OH, and BTW I turn 30 tomorrow, chubby, childless, and totally overwhelmed. AWESOME.

6 comments:

Ashley said...

You, my dear, are RE-DUNK-U-LESS! First of all, you are beautiful inside AND OUT! Now, I think in order to be somewhat happy, you have to accept that all things important will never be synchronized. If they were, we'd be a perfect person--which you know, we are not. If we were, we wouldn't need God's grace.

So, I think once we realize that everything isn't going to be complete all at once, it makes us that much more happy in ourselves when we do accomplish a daily necessary task--especially knowing that it was only done with a little help from upstairs.

I say this only because I struggle with most of the things you listed and fail miserably, and I don't work at a 9 to 5. I just have to tell myself that tomorrow is a new day, and try to get off to the right start again.

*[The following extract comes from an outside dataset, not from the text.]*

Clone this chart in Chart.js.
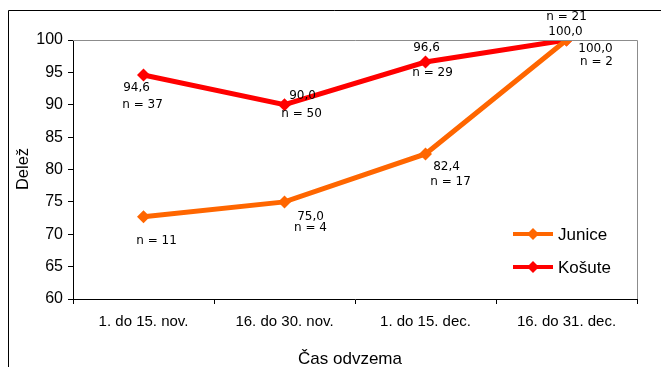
<!DOCTYPE html>
<html>
<head>
<meta charset="utf-8">
<script src="https://cdn.jsdelivr.net/npm/chart.js@4"></script>
<style>
  html, body { margin: 0; padding: 0; background: #fff; }
  #wrap { width: 661px; height: 367px; position: relative; }
</style>
</head>
<body>
<div id="wrap"><canvas id="c" width="661" height="367"></canvas></div>
<script>
// Obdobja odvzema
const categories = ['1. do 15. nov.', '16. do 30. nov.', '1. do 15. dec.', '16. do 31. dec.'];
// Delež (%) po obdobjih
const juniceValues = [72.7, 75.0, 82.4, 100.0];
const kosuteValues = [94.6, 90.0, 96.6, 100.0];
// Velikost vzorca
const juniceN = [11, 4, 17, 2];
const kosuteN = [37, 50, 29, 21];
// Ali je ob točki izpisana vrednost
const juniceShowValue = [false, true, true, true];
const kosuteShowValue = [true, true, true, true];
const yTicks = [60, 65, 70, 75, 80, 85, 90, 95, 100];

const ORANGE = '#FF6600';
const RED = '#FF0000';
const fmt = v => v.toFixed(1).replace('.', ',');

// Odmiki napisov od točk: [dx, dy vrednosti, dx, dy n]
const labelOffsets = {
  junice: [[0, 0, 13, 24], [26, 15, 26, 26], [21, 13, 25, 28], [29, 9, 30, 22]],
  kosute: [[-7, 13, -1, 30], [18, -9, 17, 9], [1, -14, 7, 11], [-1, -8, 0, -23]]
};

const framePlugin = {
  id: 'frame',
  beforeDraw(chart) {
    const ctx = chart.ctx;
    ctx.save();
    ctx.strokeStyle = '#000';
    ctx.lineWidth = 1;
    ctx.beginPath();
    ctx.moveTo(8.5, 367);
    ctx.lineTo(8.5, 10.5);
    ctx.lineTo(661, 10.5);
    ctx.stroke();
    ctx.restore();
  },
  afterDatasetsDraw(chart) {
    const ctx = chart.ctx;
    const a = chart.chartArea;
    const xs = chart.scales.x, ys = chart.scales.y;
    ctx.save();
    // siv okvir risalne površine (zgoraj in desno)
    ctx.strokeStyle = '#8c8c8c';
    ctx.lineWidth = 1;
    ctx.beginPath();
    ctx.moveTo(a.left, Math.round(a.top) + 0.5);
    ctx.lineTo(Math.round(a.right) + 0.5, Math.round(a.top) + 0.5);
    ctx.lineTo(Math.round(a.right) + 0.5, a.bottom);
    ctx.stroke();

    // napisi ob točkah
    ctx.font = '12px "DejaVu Sans"';
    ctx.fillStyle = '#000';
    ctx.textAlign = 'center';
    ctx.textBaseline = 'middle';
    const series = [
      ['junice', juniceValues, juniceN, juniceShowValue],
      ['kosute', kosuteValues, kosuteN, kosuteShowValue]
    ];
    series.forEach(([key, vals, ns, show]) => {
      vals.forEach((v, i) => {
        const px = xs.getPixelForValue(i);
        const py = ys.getPixelForValue(v);
        const o = labelOffsets[key][i];
        if (show[i]) ctx.fillText(fmt(v), px + o[0], py + o[1]);
        ctx.fillText('n = ' + ns[i], px + o[2], py + o[3]);
      });
    });

    // legenda
    const items = [['Junice', ORANGE, 234], ['Košute', RED, 267]];
    ctx.font = '17px "Liberation Sans"';
    ctx.textAlign = 'left';
    items.forEach(([name, col, y]) => {
      ctx.strokeStyle = col;
      ctx.lineWidth = 4;
      ctx.beginPath();
      ctx.moveTo(513, y);
      ctx.lineTo(553, y);
      ctx.stroke();
      ctx.fillStyle = col;
      ctx.beginPath();
      ctx.moveTo(533, y - 6);
      ctx.lineTo(539, y);
      ctx.lineTo(533, y + 6);
      ctx.lineTo(527, y);
      ctx.closePath();
      ctx.fill();
      ctx.fillStyle = '#000';
      ctx.fillText(name, 558, y + 1);
    });

    // naslova osi
    ctx.font = '17px "Liberation Sans"';
    ctx.textAlign = 'center';
    ctx.fillText('Čas odvzema', 350, 359);
    ctx.font = '16.5px "Liberation Sans"';
    ctx.translate(23, 169);
    ctx.rotate(-Math.PI / 2);
    ctx.fillText('Delež', 0, 0);
    ctx.restore();
  }
};

new Chart(document.getElementById('c'), {
  type: 'line',
  data: {
    labels: categories,
    datasets: [
      {
        label: 'Junice',
        data: juniceValues,
        borderColor: ORANGE,
        backgroundColor: ORANGE,
        borderWidth: 5,
        pointStyle: 'rectRot',
        pointRadius: 6.5,
        pointBorderWidth: 0,
        tension: 0
      },
      {
        label: 'Košute',
        data: kosuteValues,
        borderColor: RED,
        backgroundColor: RED,
        borderWidth: 5,
        pointStyle: 'rectRot',
        pointRadius: 6.5,
        pointBorderWidth: 0,
        tension: 0
      }
    ]
  },
  options: {
    responsive: false,
    animation: false,
    devicePixelRatio: 1,
    layout: { padding: { left: 0, top: 40, right: 24, bottom: 0 } },
    plugins: {
      legend: { display: false },
      tooltip: { enabled: false }
    },
    scales: {
      x: {
        offset: true,
        afterFit: s => { s.height = 68; },
        grid: {
          offset: true,
          drawOnChartArea: false,
          drawTicks: true,
          tickLength: 5,
          color: '#000'
        },
        border: { color: '#000', width: 1 },
        ticks: {
          color: '#000',
          font: { family: 'Liberation Sans', size: 15 },
          padding: 9,
          maxRotation: 0
        }
      },
      y: {
        min: 60,
        max: 100,
        afterFit: s => { s.width = 73; },
        afterBuildTicks: s => { s.ticks = yTicks.map(v => ({ value: v })); },
        grid: {
          drawOnChartArea: false,
          drawTicks: true,
          tickLength: 5,
          color: '#000'
        },
        border: { color: '#000', width: 1 },
        ticks: {
          color: '#000',
          font: { family: 'Liberation Sans', size: 16 },
          padding: 5
        }
      }
    }
  },
  plugins: [framePlugin]
});
</script>
</body>
</html>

Heck, I think I'm the best wife ever when I get two bathrooms cleaned in one day! :)

I love you, JTB!

*Jill* said...

Yeah, I know it won't com all at once. But here's the thing, I get SO overwhelmed and discouraged that I don't get ANYTHING done. NOT ONE THING on the list. Last night all I had on my list was bathe the dogs and clean the bathroom. THAT'S IT. I didn't have to cook dinner because I had food at small group, and we hadn't planned to work out on Tuesday. I ended up not getting anything done because I was so tired, and I only had one thing on my list!!

Ballentine said...

Aww, Jill. Being overwhelmed is one of the worst feelings. :( But, I wanted to wish you a Happy Birthday! I hope you have fun anyway, and for what it's worth... just from reading your blog... you seem to have it all, and have it all together :) Sometimes we are our own worst critics.

Melissa said...

Jill, I love you dearly and hate to see you so stressed out. Take it from one who knows and yes it may be from your little sister, you have to give yourself more credit! You are beautiful, you are trying, and you are making progress in all that you listed. You went running at the track, that's trying. You are making a list (goals) which is more than most people can say. And I know if we ask Matt, he'd say you are a wonderful wife and appreciates your patience with his work schedule.

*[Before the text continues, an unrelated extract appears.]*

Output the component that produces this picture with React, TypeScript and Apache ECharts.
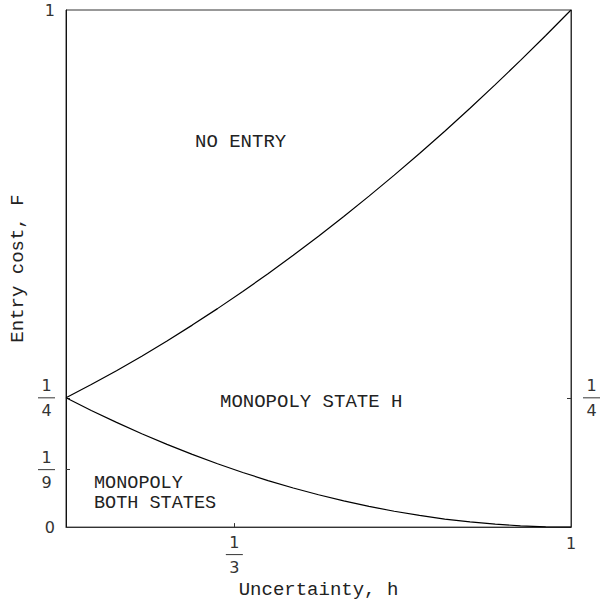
import React, { useEffect, useRef } from 'react';
import * as echarts from 'echarts';

// Uncertainty h (x) sample points
const hValues = [0, 0.05, 0.1, 0.15, 0.2, 0.25, 0.3, 0.35, 0.4, 0.45, 0.5, 0.55, 0.6, 0.65, 0.7, 0.75, 0.8, 0.85, 0.9, 0.95, 1];
// Upper boundary (NO ENTRY / MONOPOLY STATE H)
const noEntryBoundary = [0.25, 0.2756, 0.3025, 0.3306, 0.36, 0.3906, 0.4225, 0.4556, 0.49, 0.5256, 0.5625, 0.6006, 0.64, 0.6806, 0.7225, 0.7656, 0.81, 0.8556, 0.9025, 0.9506, 1];
// Lower boundary (MONOPOLY STATE H / MONOPOLY BOTH STATES)
const bothStatesBoundary = [0.25, 0.2256, 0.2025, 0.1806, 0.16, 0.1406, 0.1225, 0.1056, 0.09, 0.0756, 0.0625, 0.0506, 0.04, 0.0306, 0.0225, 0.0156, 0.01, 0.0056, 0.0025, 0.0006, 0];

const xTickValues = [0, 1 / 3, 1];
const xTickLabels = ['', '1/3', '1'];
const yTickValues = [0, 1 / 9, 1 / 4, 1];
const yTickLabels = ['0', '1/9', '1/4', '1'];
const rightTickValues = [1 / 4];
const rightTickLabels = ['1/4'];

const regionNoEntry = 'NO ENTRY';
const regionStateH = 'MONOPOLY STATE H';
const regionBothLine1 = 'MONOPOLY';
const regionBothLine2 = 'BOTH STATES';

const xName = 'Uncertainty, h';
const yName = 'Entry cost, F';

const MONO = '"Liberation Mono", "Courier New", monospace';
const SANS = '"DejaVu Sans", sans-serif';
const INK = '#222';

function makeFormatter(values: number[], labels: string[], plainStyle?: string) {
  return (v: number) => {
    let idx = -1;
    values.forEach((t, i) => {
      if (Math.abs(t - v) < 1e-6) idx = i;
    });
    if (idx < 0) return '';
    const lab = labels[idx];
    if (lab.indexOf('/') >= 0) {
      const [n, d] = lab.split('/');
      return `{n|${n}}\n{bar| }\n{n|${d}}`;
    }
    if (!lab) return '';
    return plainStyle ? `{${plainStyle}|${lab}}` : lab;
  };
}

const rich = {
  n: { fontFamily: SANS, fontSize: 16, lineHeight: 16, width: 17, align: 'center', color: '#333' },
  bar: { width: 17, height: 1, lineHeight: 9, backgroundColor: '#333', fontSize: 4 },
  p: { fontFamily: SANS, fontSize: 16, lineHeight: 16, padding: [3, 0, 0, 0], color: '#333' },
};

export default function App() {
  const ref = useRef<HTMLDivElement>(null);
  useEffect(() => {
    if (!ref.current) return;
    const chart = echarts.init(ref.current, undefined, { renderer: 'svg' });
    const upper = hValues.map((h, i) => [h, noEntryBoundary[i]]);
    const lower = hValues.map((h, i) => [h, bothStatesBoundary[i]]);
    const axisLineStyle = { color: '#333', width: 1 };
    chart.setOption({
      animation: false,
      backgroundColor: '#fff',
      grid: { left: 66, top: 10, width: 509, height: 523, show: true, borderColor: '#333', borderWidth: 1, backgroundColor: 'transparent' },
      xAxis: {
        type: 'value', min: 0, max: 1,
        name: xName, nameLocation: 'middle', nameGap: 47,
        nameTextStyle: { fontFamily: MONO, fontSize: 19, color: INK },
        axisLine: { show: true, lineStyle: axisLineStyle },
        splitLine: { show: false },
        axisTick: { show: true, inside: true, length: 4, customValues: [1 / 3], lineStyle: axisLineStyle },
        axisLabel: {
          customValues: xTickValues, margin: 7,
          formatter: makeFormatter(xTickValues, xTickLabels, 'p'), rich,
          fontFamily: SANS, fontSize: 16, color: '#333',
        },
      },
      yAxis: [
        {
          type: 'value', min: 0, max: 1, position: 'left',
          name: yName, nameLocation: 'middle', nameGap: 39,
          nameTextStyle: { fontFamily: MONO, fontSize: 19, color: INK },
          axisLine: { show: true, lineStyle: { color: '#111', width: 1 } },
          splitLine: { show: false },
          axisTick: { show: true, inside: true, length: 4, customValues: [1 / 9, 1 / 4], lineStyle: axisLineStyle },
          axisLabel: {
            customValues: yTickValues, margin: 11,
            formatter: makeFormatter(yTickValues, yTickLabels), rich,
            fontFamily: SANS, fontSize: 16, color: '#333',
          },
        },
        {
          type: 'value', min: 0, max: 1, position: 'right',
          axisLine: { show: true, lineStyle: axisLineStyle },
          splitLine: { show: false },
          axisTick: { show: true, inside: true, length: 4, customValues: rightTickValues, lineStyle: axisLineStyle },
          axisLabel: {
            customValues: rightTickValues, margin: 12,
            formatter: makeFormatter(rightTickValues, rightTickLabels), rich,
            fontFamily: SANS, fontSize: 16, color: '#333',
          },
        },
      ],
      series: [
        {
          type: 'line', data: upper, showSymbol: false, smooth: false,
          lineStyle: { color: '#000', width: 1.2 }, silent: true,
        },
        {
          type: 'line', data: lower, showSymbol: false, smooth: false,
          lineStyle: { color: '#000', width: 1.2 }, silent: true,
        },
      ],
      graphic: [
        { type: 'text', x: 195, y: 141.5, style: { text: regionNoEntry, font: `19px ${MONO}`, fill: INK, verticalAlign: 'middle' } },
        { type: 'text', x: 220, y: 402, style: { text: regionStateH, font: `19px ${MONO}`, fill: INK, verticalAlign: 'middle' } },
        { type: 'text', x: 94, y: 483, style: { text: regionBothLine1, font: `18.5px ${MONO}`, fill: INK, verticalAlign: 'middle' } },
        { type: 'text', x: 94, y: 503, style: { text: regionBothLine2, font: `18.5px ${MONO}`, fill: INK, verticalAlign: 'middle' } },
      ],
    });
    return () => chart.dispose();
  }, []);
  return <div ref={ref} style={{ position: 'fixed', left: 0, top: 0, width: 603, height: 604 }} />;
}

You hold yourself to the highest standards which is an awesome thing to do, but at this time with all that you have going... please give yourself a break and take it one at a time. There is no deadline to have you cooking healthy, exercising more and spending more time with the Lord. So take it slow and love yourself for making the effort and each step forward you accomplish.

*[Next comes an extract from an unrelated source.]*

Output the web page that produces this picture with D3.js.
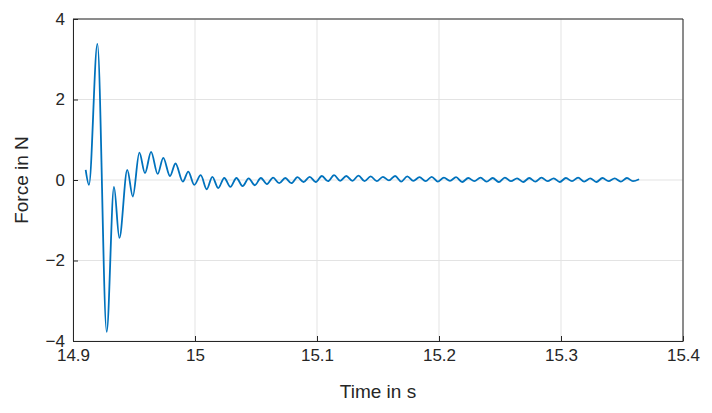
<!DOCTYPE html>
<html><head><meta charset="utf-8">
<script src="https://cdn.jsdelivr.net/npm/d3@7"></script>
<style>body{margin:0;background:#fff}text{font-family:"Liberation Sans",Arial,sans-serif}</style>
</head><body><svg id="c" width="712" height="413"></svg>
<script>
const xTicks=[14.9,15,15.1,15.2,15.3,15.4];
const yTicks=[-4,-2,0,2,4];
const timeS=[14.9104,14.9131,14.920,14.9276,14.9336,14.938,14.9445,14.949,14.9544,14.959,14.964,14.9694,14.974,14.9795,14.984,14.99,14.9945,14.9994,15.0047,15.0096,15.0142,15.019,15.024,15.029,15.034,15.039,15.044,15.049,15.054,15.059,15.064,15.069,15.074,15.079,15.084,15.089,15.094,15.099,15.104,15.109,15.114,15.119,15.124,15.129,15.134,15.139,15.144,15.149,15.154,15.159,15.164,15.169,15.174,15.179,15.184,15.189,15.194,15.199,15.204,15.209,15.214,15.219,15.224,15.229,15.234,15.239,15.244,15.249,15.254,15.259,15.264,15.269,15.274,15.279,15.284,15.289,15.294,15.299,15.304,15.309,15.314,15.319,15.324,15.329,15.334,15.339,15.344,15.349,15.354,15.359,15.364];
const forceN=[0.25,-0.12,3.38,-3.77,-0.17,-1.44,0.25,-0.41,0.68,0.17,0.70,0.15,0.55,0.10,0.41,-0.04,0.21,-0.12,0.12,-0.23,0.08,-0.20,0.05,-0.17,0.05,-0.15,0.04,-0.13,0.05,-0.10,0.06,-0.08,0.05,-0.08,0.07,-0.05,0.08,-0.05,0.10,-0.03,0.12,-0.02,0.10,-0.02,0.11,-0.03,0.09,-0.03,0.08,-0.01,0.10,-0.04,0.09,-0.02,0.07,-0.03,0.08,-0.04,0.06,-0.02,0.07,-0.05,0.05,-0.03,0.06,-0.04,0.05,-0.05,0.06,-0.03,0.04,-0.05,0.05,-0.04,0.06,-0.03,0.04,-0.05,0.05,-0.03,0.06,-0.04,0.04,-0.05,0.05,-0.03,0.04,-0.04,0.05,-0.03,0.02];
const svg=d3.select("#c");
const L=73,R=683,T=19,B=341;
const x=d3.scaleLinear().domain([14.9,15.4]).range([L,R]);
const y=d3.scaleLinear().domain([-4,4]).range([B,T]);
const g=svg.append("g");
g.selectAll(".gx").data(xTicks).join("line").attr("x1",d=>x(d)).attr("x2",d=>x(d)).attr("y1",T).attr("y2",B).attr("stroke","#e3e3e3");
g.selectAll(".gy").data(yTicks).join("line").attr("y1",d=>y(d)).attr("y2",d=>y(d)).attr("x1",L).attr("x2",R).attr("stroke","#e3e3e3");
const xa=svg.append("g").attr("transform",`translate(0,${B})`).call(d3.axisBottom(x).tickValues(xTicks).tickFormat(d3.format("")).tickSizeInner(-5).tickSizeOuter(0).tickPadding(8));
const ya=svg.append("g").attr("transform",`translate(${L},0)`).call(d3.axisLeft(y).tickValues(yTicks).tickFormat(d=>d<0?"\u2212"+(-d):d).tickSizeInner(-5).tickSizeOuter(0).tickPadding(8));
[xa,ya].forEach(a=>{a.selectAll("text").attr("font-size",17).attr("fill","#262626");a.selectAll("line,path").attr("stroke","#262626");});
svg.append("line").attr("x1",L).attr("x2",R).attr("y1",T).attr("y2",T).attr("stroke","#262626");
svg.append("line").attr("x1",R).attr("x2",R).attr("y1",T).attr("y2",B).attr("stroke","#262626");
const data=timeS.map((t,i)=>[t,forceN[i]]);
svg.append("path").datum(data).attr("fill","none").attr("stroke","#0072bd").attr("stroke-width",1.8)
 .attr("d",d3.line().x(d=>x(d[0])).y(d=>y(d[1])).curve(d3.curveMonotoneX));
svg.append("text").attr("x",(L+R)/2).attr("y",398).attr("text-anchor","middle").attr("font-size",19).attr("fill","#262626").text("Time in s");
svg.append("text").attr("transform",`translate(28,${(T+B)/2}) rotate(-90)`).attr("text-anchor","middle").attr("font-size",19).attr("fill","#262626").text("Force in N");
</script></body></html>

We all love you and want to see you happy.

Hilary said...

Jill- I can't say all the same stuff much better than Lamm and Melissa just did, I think you are awesome.
I just had this same conversation with my dad two days ago. I have a list of things I want to get done, and goals I set for myself and then my car breaks, I get that fixed, then my AC broke in my apartment, etc. I was so frustrated, and I told dad, I just feel like it is one thing after another, there is always this miscellaneous BS, when will it all work out and go as I planned?? well I am sure you know what dad said. LIFE IS MESSY, God laughs at our best laid plans, and we just have to go with the flow. I agree with Melissa. I think you are WAY ahead of a lot of people just by making an effort and a list. ALOT of people would not worry about it at all and live their lives in a not so controlled chaos. You can't control everything. You can only control yourself. It will all be okay. I know you worry about these things, and I do too, I want to be in shape and feel good about myself, too, but all I can do about that is make a the best choice I can every time I set down to eat. right? dont worry, we are all here for you. Your birthday will be great, and you have so much to look forward to!! I LOVE YOU!!

Meg said...

I am really sorry that you are having such a tough time now. Hopefully things will start to get easier for you. Try to enjoy life, try to enjoy your hubby.